_REQUIREMENT:_ Any pictures in the records below must be left out when you repeat the lines from the line containing "Rebuild this chart" through the line containing "right_ticks = [0, 500, 1000, 1500, 2000]" exactly.

[Source code of charts]
-*-*-
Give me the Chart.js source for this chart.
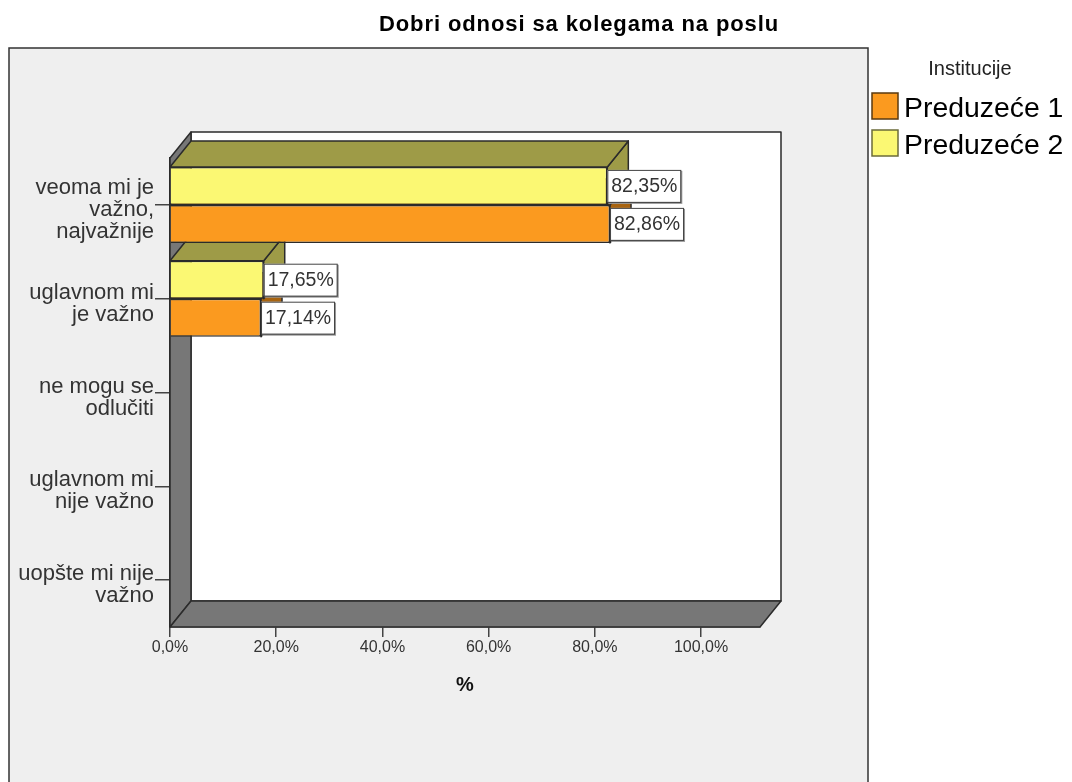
<!DOCTYPE html>
<html>
<head>
<meta charset="utf-8">
<style>html,body{margin:0;padding:0;background:#fff;overflow:hidden}canvas{display:block}</style>
<script src="https://cdn.jsdelivr.net/npm/chart.js@4"></script>
</head>
<body>
<canvas id="c" width="1072" height="782"></canvas>
<script>
const chartTitle = "Dobri odnosi sa kolegama na poslu";
const legendTitle = "Institucije";
const axisTitle = "%";
const categories = [
  ["veoma mi je", "važno,", "najvažnije"],
  ["uglavnom mi", "je važno"],
  ["ne mogu se", "odlučiti"],
  ["uglavnom mi", "nije važno"],
  ["uopšte mi nije", "važno"]
];
const preduzece1 = [82.86, 17.14, 0, 0, 0];
const preduzece2 = [82.35, 17.65, 0, 0, 0];
const xMax = 111.1;

const FONT = '"Liberation Sans", Arial, sans-serif';
const DX = 21, DY = 26;
const BG = '#efefef', EDGE = '#2b2b2b', WALL = '#777777';
const faceColors = { 0: {top:'#a86410', side:'#a86410'}, 1: {top:'#9e9b47', side:'#9e9b47'} };

function poly(ctx, pts, fill, stroke, lw) {
  ctx.beginPath();
  pts.forEach((p, i) => i ? ctx.lineTo(p[0], p[1]) : ctx.moveTo(p[0], p[1]));
  ctx.closePath();
  ctx.fillStyle = fill; ctx.fill();
  ctx.strokeStyle = stroke; ctx.lineWidth = lw; ctx.stroke();
}
const pct = v => v.toFixed(2).replace('.', ',') + '%';

const scene = {
  id: 'scene',
  beforeDraw(chart) {
    const ctx = chart.ctx;
    ctx.save();
    ctx.fillStyle = '#ffffff'; ctx.fillRect(0, 0, 1072, 782);
    ctx.fillStyle = BG; ctx.fillRect(9, 48, 859, 760);
    ctx.strokeStyle = '#333'; ctx.lineWidth = 1.5; ctx.strokeRect(9, 48, 859, 760);
    ctx.fillStyle = '#000'; ctx.font = 'bold 22px ' + FONT;
    ctx.letterSpacing = '0.9px';
    ctx.textAlign = 'center'; ctx.textBaseline = 'middle';
    ctx.fillText(chartTitle, 579, 25);
    ctx.letterSpacing = '0px';
    // legend
    ctx.fillStyle = '#222'; ctx.font = '20px ' + FONT;
    ctx.fillText(legendTitle, 970, 69);
    ctx.textAlign = 'left';
    chart.data.datasets.forEach((d, i) => {
      const y = 93 + i * 37;
      ctx.fillStyle = d.backgroundColor; ctx.fillRect(872, y, 26, 26);
      ctx.strokeStyle = i ? '#6b6b3a' : '#5a3a10'; ctx.lineWidth = 1.5; ctx.strokeRect(872, y, 26, 26);
      ctx.fillStyle = '#000'; ctx.font = '28.4px ' + FONT;
      ctx.fillText(d.label, 904, y + 16);
    });
    ctx.restore();
  },
  beforeDatasetsDraw(chart) {
    const ctx = chart.ctx, a = chart.chartArea;
    ctx.save();
    ctx.lineJoin = 'round';
    // walls
    poly(ctx, [[a.left+DX,a.top-DY],[a.right+DX,a.top-DY],[a.right+DX,a.bottom-DY],[a.left+DX,a.bottom-DY]], '#fff', EDGE, 1.5);
    poly(ctx, [[a.left,a.top],[a.left+DX,a.top-DY],[a.left+DX,a.bottom-DY],[a.left,a.bottom]], WALL, EDGE, 1.5);
    poly(ctx, [[a.left,a.bottom],[a.left+DX,a.bottom-DY],[a.right+DX,a.bottom-DY],[a.right,a.bottom]], WALL, EDGE, 1.5);
    // bar top and side faces, lower categories first, lower series first
    for (let c = categories.length - 1; c >= 0; c--) {
      for (const ds of [0, 1]) {
        const el = chart.getDatasetMeta(ds).data[c];
        if (!chart.data.datasets[ds].data[c]) continue;
        const h = el.height / 2, x0 = a.left, x1 = el.x, t = el.y - h, b = el.y + h;
        const col = faceColors[ds];
        poly(ctx, [[x1,t],[x1+DX,t-DY],[x1+DX,b-DY],[x1,b]], col.side, EDGE, 1.5);
        poly(ctx, [[x0,t],[x0+DX,t-DY],[x1+DX,t-DY],[x1,t]], col.top, EDGE, 1.5);
      }
    }
    ctx.restore();
  },
  afterDatasetsDraw(chart) {
    const ctx = chart.ctx;
    ctx.save();
    ctx.font = '19.5px ' + FONT; ctx.textAlign = 'center'; ctx.textBaseline = 'middle';
    chart.data.datasets.forEach((d, ds) => {
      chart.getDatasetMeta(ds).data.forEach((el, c) => {
        if (!d.data[c]) return;
        const w = 73, h = 32, x = el.x, y = el.y - h / 2;
        ctx.fillStyle = '#999'; ctx.fillRect(x + 1, y + 1, w + 1, h + 1);
        ctx.fillStyle = '#fff'; ctx.fillRect(x, y, w, h);
        ctx.strokeStyle = '#444'; ctx.lineWidth = 1; ctx.strokeRect(x + .5, y + .5, w, h);
        ctx.fillStyle = '#333'; ctx.fillText(pct(d.data[c]), x + w / 2 + .5, y + h / 2 + 1);
      });
    });
    ctx.restore();
  }
};

new Chart(document.getElementById('c'), {
  type: 'bar',
  data: {
    labels: categories,
    datasets: [
      { label: 'Preduzeće 1', data: preduzece1, backgroundColor: '#fb9a1f', borderColor: EDGE, borderWidth: 1.5, order: 2, categoryPercentage: 0.81, barPercentage: 1 },
      { label: 'Preduzeće 2', data: preduzece2, backgroundColor: '#fbf873', borderColor: EDGE, borderWidth: 1.5, order: 1, categoryPercentage: 0.81, barPercentage: 1 }
    ]
  },
  options: {
    indexAxis: 'y',
    responsive: false,
    animation: false,
    layout: { padding: { left: 0, top: 158, right: 312, bottom: 85 } },
    plugins: { legend: { display: false }, title: { display: false }, tooltip: { enabled: false } },
    scales: {
      x: {
        type: 'linear', min: 0, max: xMax,
        afterFit(s) { s.height = 70; },
        border: { color: EDGE, width: 1.5 },
        grid: { drawOnChartArea: false, drawTicks: true, tickLength: 10, color: '#444', lineWidth: 1.5 },
        ticks: { stepSize: 20, includeBounds: false, maxRotation: 0, padding: 1, color: '#333',
                 font: { family: FONT, size: 16 },
                 callback: v => v.toFixed(1).replace('.', ',') + '%' },
        title: { display: true, text: axisTitle, color: '#111', font: { family: FONT, size: 20, weight: 'bold' }, padding: 0 }
      },
      y: {
        afterFit(s) { s.width = 170; },
        border: { color: EDGE, width: 1.5 },
        grid: { offset: false, drawOnChartArea: false, drawTicks: true, tickLength: 15, color: '#444', lineWidth: 1.5 },
        ticks: { padding: 1, labelOffset: 5, color: '#333', autoSkip: false, maxRotation: 0,
                 font: { family: FONT, size: 22, lineHeight: 1 } }
      }
    }
  },
  plugins: [scene]
});
</script>
</body>
</html>
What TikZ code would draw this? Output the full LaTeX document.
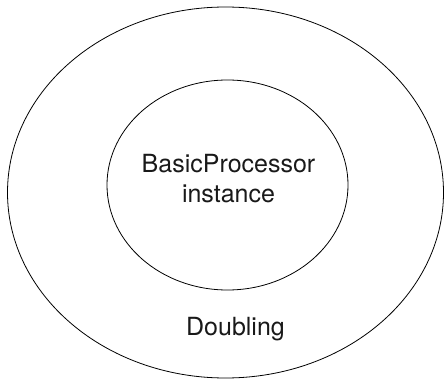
\documentclass[tikz,border=0pt]{standalone}
\usepackage{fontspec}
\setmainfont{TeX Gyre Heros}
\usetikzlibrary{shapes.geometric}
\begin{document}
\begin{tikzpicture}[x=1pt,y=-1pt,
  ring/.style={draw=black, line width=0.8pt, ellipse, inner sep=0pt},
  lbl/.style={font=\fontsize{25}{30}\selectfont, inner sep=0pt, anchor=base, text=black!90}]
\useasboundingbox (0,0) rectangle (444,382);
\node[ring, minimum width=436pt, minimum height=371pt] (outer) at (225.5,192.5) {};
\node[ring, minimum width=241pt, minimum height=210pt] (inner) at (227.5,185) {};
\node[lbl] (t1) at (228.5,172) {BasicProcessor};
\node[lbl] (t2) at (228.5,202) {instance};
\node[lbl] (t3) at (235.5,335) {Doubling};
\end{tikzpicture}
\end{document}
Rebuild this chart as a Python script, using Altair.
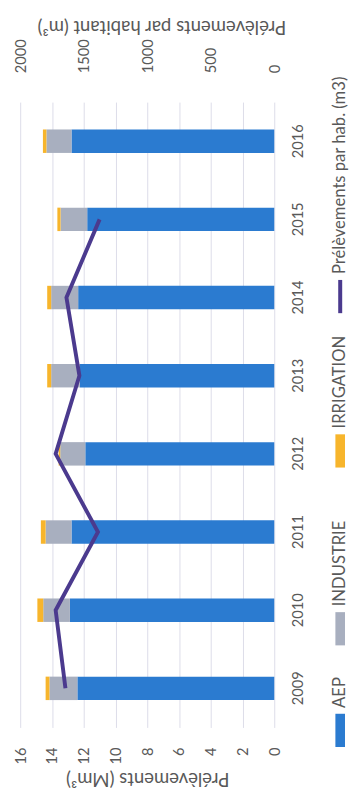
import altair as alt
import pandas as pd

# ---- data ----
years = ["2009", "2010", "2011", "2012", "2013", "2014", "2015", "2016"]
aep = [12.4, 12.87, 12.77, 11.9, 12.25, 12.35, 11.78, 12.77]
industrie = [1.76, 1.68, 1.63, 1.58, 1.8, 1.7, 1.68, 1.58]
irrigation = [0.24, 0.37, 0.3, 0.1, 0.25, 0.25, 0.2, 0.22]

per_hab_years = ["2009", "2010", "2011", "2012", "2013", "2014", "2015"]
per_hab = [1644, 1721, 1388, 1721, 1534, 1636, 1375]

categories = ["AEP", "INDUSTRIE", "IRRIGATION"]
line_label = "Prélèvements par hab. (m3)"
left_ticks = [0, 2, 4, 6, 8, 10, 12, 14, 16]
right_ticks = [0, 500, 1000, 1500, 2000]

# ---- styles ----
cat_colors = ["#2B7BD0", "#A8AFBF", "#F7B52C"]
line_color = "#4B3A8E"
text_color = "#595959"
grid_color = "#DCDCE8"
FONT = "Lato"

series = [aep, industrie, irrigation]
bar_rows = []
for ci, (cat, vals) in enumerate(zip(categories, series)):
    for y, v in zip(years, vals):
        bar_rows.append({"year": y, "category": cat, "value": v, "idx": ci})
bar_df = pd.DataFrame(bar_rows)

line_df = pd.DataFrame({"year": per_hab_years, "per_hab": per_hab,
                        "idx": list(range(len(per_hab_years)))})

y_dom = years[::-1]
y_axis = alt.Axis(orient="right", title=None, labelAngle=270,
                  labelAlign="center", labelBaseline="middle",
                  labelPadding=24, ticks=False, domain=False, grid=False,
                  labelFontSize=15, labelColor=text_color, labelFont=FONT)

bars = alt.Chart(bar_df).mark_bar(size=24).encode(
    y=alt.Y("year:N", scale=alt.Scale(domain=y_dom), axis=y_axis),
    x=alt.X("value:Q", stack="zero",
            scale=alt.Scale(domain=[0, 16], reverse=True, nice=False),
            axis=alt.Axis(orient="bottom", values=left_ticks, labelAngle=270,
                          labelAlign="right", labelBaseline="middle",
                          labelPadding=20, ticks=False, domain=False, grid=True,
                          gridColor=grid_color, labelFontSize=15,
                          labelColor=text_color, labelFont=FONT,
                          title="Prélèvements (Mm³)", titleAngle=180,
                          titleBaseline="middle", titleAlign="center",
                          titleY=52, titleFontSize=19, titleFontWeight="normal",
                          titleColor=text_color, titleFont=FONT)),
    color=alt.Color("category:N", scale=alt.Scale(domain=categories, range=cat_colors),
                    legend=None),
    order=alt.Order("idx:Q", sort="ascending"),
)

line = alt.Chart(line_df).mark_line(color=line_color, strokeWidth=4).encode(
    y=alt.Y("year:N", scale=alt.Scale(domain=y_dom), axis=y_axis),
    x=alt.X("per_hab:Q", scale=alt.Scale(domain=[0, 2000], reverse=True, nice=False),
            axis=alt.Axis(orient="top", values=right_ticks, format="d",
                          labelAngle=270,
                          labelAlign="left", labelBaseline="middle",
                          labelPadding=30, ticks=False, domain=False, grid=False,
                          labelFontSize=15, labelColor=text_color, labelFont=FONT,
                          title="Prélèvements par habitant (m³)", titleAngle=180,
                          titleBaseline="middle", titleAlign="center",
                          titleY=-78, titleX=144.5, titleFontSize=19,
                          titleFontWeight="normal", titleColor=text_color,
                          titleFont=FONT)),
    order=alt.Order("idx:Q"),
)

# ---- custom rotated legend ----
legend_labels = categories + [line_label]
legend_colors = cat_colors + [line_color]
legend_y = [643, 539, 357, 199]        # swatch centres, px from plot top
legend_x = 327.5                       # px from plot left
rect_path = "M-0.29,-1H0.29V1H-0.29Z"
line_path = "M-0.12,-1H0.12V1H-0.12Z"

legend_layers = []
for i, (lab, col, yy) in enumerate(zip(legend_labels, legend_colors, legend_y)):
    d = pd.DataFrame({"label": [lab]})
    shape = line_path if i == 3 else rect_path
    sw = alt.Chart(d).mark_point(shape=shape, size=34 * 34, filled=True,
                                 color=col, opacity=1, strokeWidth=0).encode(
        x=alt.value(legend_x), y=alt.value(yy))
    tx = alt.Chart(d).mark_text(angle=270, align="left", baseline="middle",
                                dx=23, fontSize=17, font=FONT,
                                color=text_color).encode(
        x=alt.value(legend_x), y=alt.value(yy), text="label:N")
    legend_layers += [sw, tx]

chart = alt.layer(bars, line, *legend_layers).resolve_scale(
    x="independent"
).properties(
    width=260, height=640,
    autosize=alt.AutoSizeParams(type="none"),
    padding={"left": 12.5, "top": 87, "right": 76.5, "bottom": 68},
    background="white",
).configure_view(stroke="transparent")

chart.save("out.html", embed_options={"renderer": "svg", "actions": False})
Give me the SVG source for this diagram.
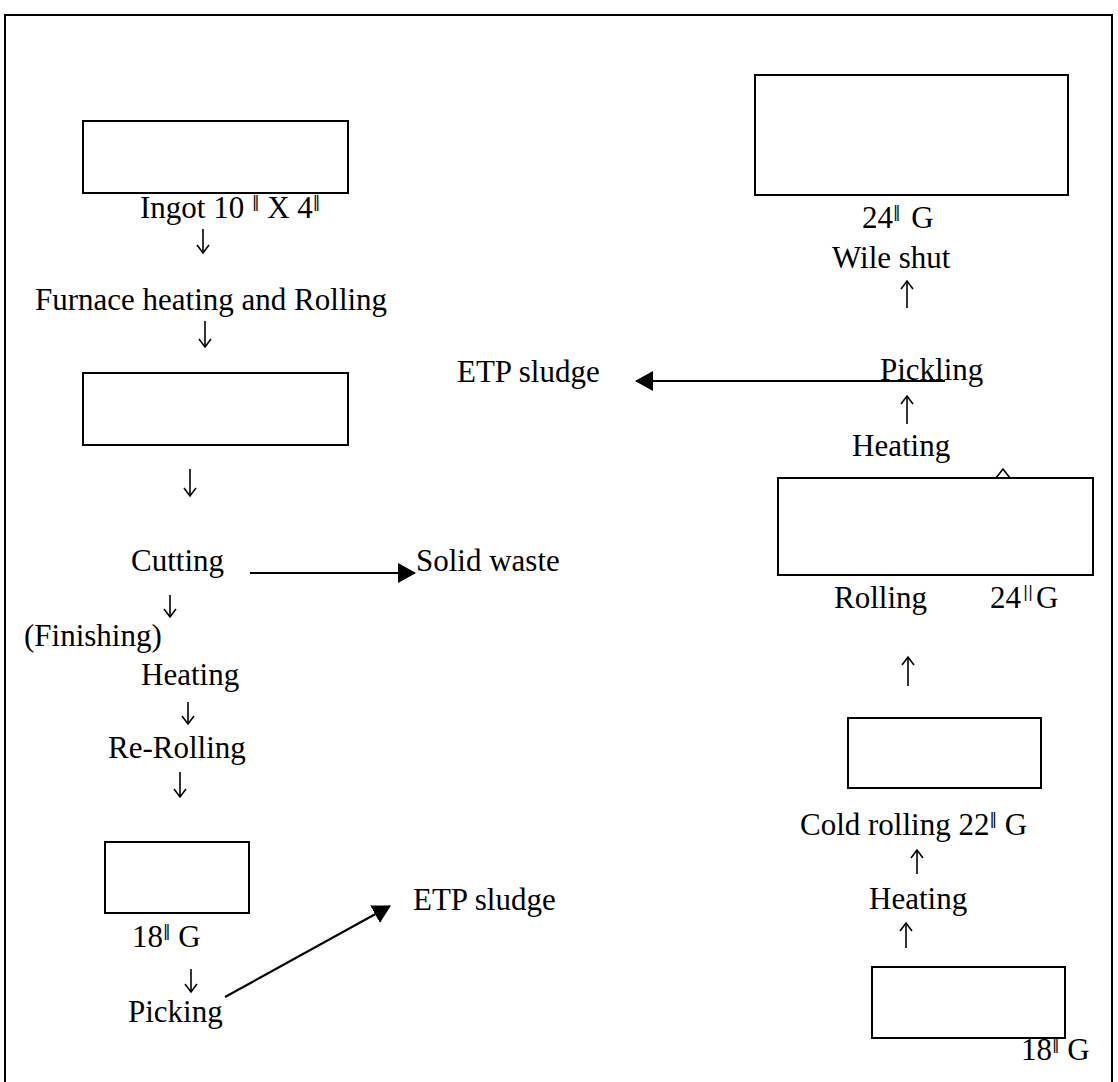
<svg xmlns="http://www.w3.org/2000/svg" width="1118" height="1082" viewBox="0 0 1118 1082">
<style>
.box{fill:#fff;stroke:#000;stroke-width:2}
.t{font-family:"Liberation Serif","Times New Roman",serif;font-size:31px;fill:#000}
.sup{font-family:"DejaVu Sans","Liberation Sans",sans-serif;font-size:15px;fill:#000}
.gl{fill:none;stroke:#000;stroke-width:1.6;marker-end:url(#open)}
.fl{fill:none;stroke:#000;stroke-width:2.2;marker-end:url(#solid)}
</style>
<defs>
<marker id="open" viewBox="-10 -8 12 16" refX="0" refY="0" markerWidth="12" markerHeight="16" markerUnits="userSpaceOnUse" orient="auto" overflow="visible">
<path d="M-8,-6 L0,0 L-8,6" fill="none" stroke="#000" stroke-width="1.6"/>
</marker>
<marker id="solid" viewBox="0 0 18 20" refX="17" refY="10" markerWidth="18" markerHeight="20" markerUnits="userSpaceOnUse" orient="auto">
<path d="M0,0 L18,10 L0,20 z" fill="#000"/>
</marker>
</defs>
<rect width="1118" height="1082" fill="#fff"/>
<path d="M5,1082 V15 H1112 V1082" fill="none" stroke="#000" stroke-width="2"/>

<g id="n-ingot"><rect class="box" x="83" y="121" width="265" height="72"/><text class="t" x="140" y="218">Ingot 10 <tspan class="sup" dy="-11">‖</tspan><tspan dy="11"> X 4</tspan><tspan class="sup" dy="-11">‖</tspan></text></g>
<g id="n-furnace"><text class="t" x="35" y="310">Furnace heating and Rolling</text></g>
<g id="n-box2"><rect class="box" x="83" y="373" width="265" height="72"/></g>
<g id="n-cutting"><text class="t" x="131" y="571">Cutting</text></g>
<g id="n-solid"><text class="t" x="416" y="571">Solid waste</text></g>
<g id="n-finishing"><text class="t" x="24" y="646">(Finishing)</text></g>
<g id="n-heating1"><text class="t" x="141" y="685">Heating</text></g>
<g id="n-rerolling"><text class="t" x="108" y="758">Re-Rolling</text></g>
<g id="n-18g"><rect class="box" x="105" y="842" width="144" height="71"/><text class="t" x="132" y="947">18<tspan class="sup" dy="-11">‖</tspan><tspan dy="11"> G</tspan></text></g>
<g id="n-picking"><text class="t" x="128" y="1022">Picking</text></g>
<g id="n-etp2"><text class="t" x="413" y="910">ETP sludge</text></g>

<g id="n-24g"><rect class="box" x="755" y="75" width="313" height="120"/><text class="t" x="862" y="228">24<tspan class="sup" dy="-11">‖</tspan><tspan dy="11" dx="3"> G</tspan></text></g>
<g id="n-wile"><text class="t" x="832" y="268">Wile shut</text></g>
<g id="n-etp1"><text class="t" x="457" y="382">ETP sludge</text></g>
<g id="n-pickling"><text class="t" x="880" y="380">Pickling</text></g>
<g id="n-heating2"><text class="t" x="852" y="456">Heating</text></g>
<g id="n-rolling"><rect class="box" x="778" y="478" width="315" height="97"/><text class="t" x="834" y="608">Rolling</text><text class="t" x="990" y="608">24<tspan class="sup" dy="-11" dx="2">||</tspan><tspan dy="11" dx="3">G</tspan></text></g>
<g id="n-cold"><rect class="box" x="848" y="718" width="193" height="70"/><text class="t" x="800" y="835">Cold rolling 22<tspan class="sup" dy="-11">‖</tspan><tspan dy="11"> G</tspan></text></g>
<g id="n-heating3"><text class="t" x="869" y="909">Heating</text></g>
<g id="n-18g-r"><rect class="box" x="872" y="967" width="193" height="71"/><text class="t" x="1021" y="1060">18<tspan class="sup" dy="-11">‖</tspan><tspan dy="11"> G</tspan></text></g>

<g id="connectors">
<path class="gl" d="M203,229 V253"/>
<path class="gl" d="M205,321 V347"/>
<path class="gl" d="M190,469 V496"/>
<path class="gl" d="M170,595 V617"/>
<path class="gl" d="M188,702 V724"/>
<path class="gl" d="M180,772 V797"/>
<path class="gl" d="M191,969 V992"/>
<path class="gl" d="M907,308 V281"/>
<path class="gl" d="M907,424 V396"/>
<path class="gl" d="M908,686 V657"/>
<path class="gl" d="M917,874 V850"/>
<path class="gl" d="M906,948 V923"/>
<path d="M996,478 L1003,469 L1010,478" fill="none" stroke="#000" stroke-width="1.6"/>
<path class="fl" d="M250,573 H415"/>
<path class="fl" d="M945,381 H636"/>
<path class="fl" d="M225,997 L390,906"/>
</g>
</svg>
-*-*-
_RIGHT ANSWER:_
Rebuild this chart as a Python script, using Altair.
import altair as alt
import pandas as pd

# ---- data ----
years = ["2009", "2010", "2011", "2012", "2013", "2014", "2015", "2016"]
aep = [12.4, 12.87, 12.77, 11.9, 12.25, 12.35, 11.78, 12.77]
industrie = [1.76, 1.68, 1.63, 1.58, 1.8, 1.7, 1.68, 1.58]
irrigation = [0.24, 0.37, 0.3, 0.1, 0.25, 0.25, 0.2, 0.22]

per_hab_years = ["2009", "2010", "2011", "2012", "2013", "2014", "2015"]
per_hab = [1644, 1721, 1388, 1721, 1534, 1636, 1375]

categories = ["AEP", "INDUSTRIE", "IRRIGATION"]
line_label = "Prélèvements par hab. (m3)"
left_ticks = [0, 2, 4, 6, 8, 10, 12, 14, 16]
right_ticks = [0, 500, 1000, 1500, 2000]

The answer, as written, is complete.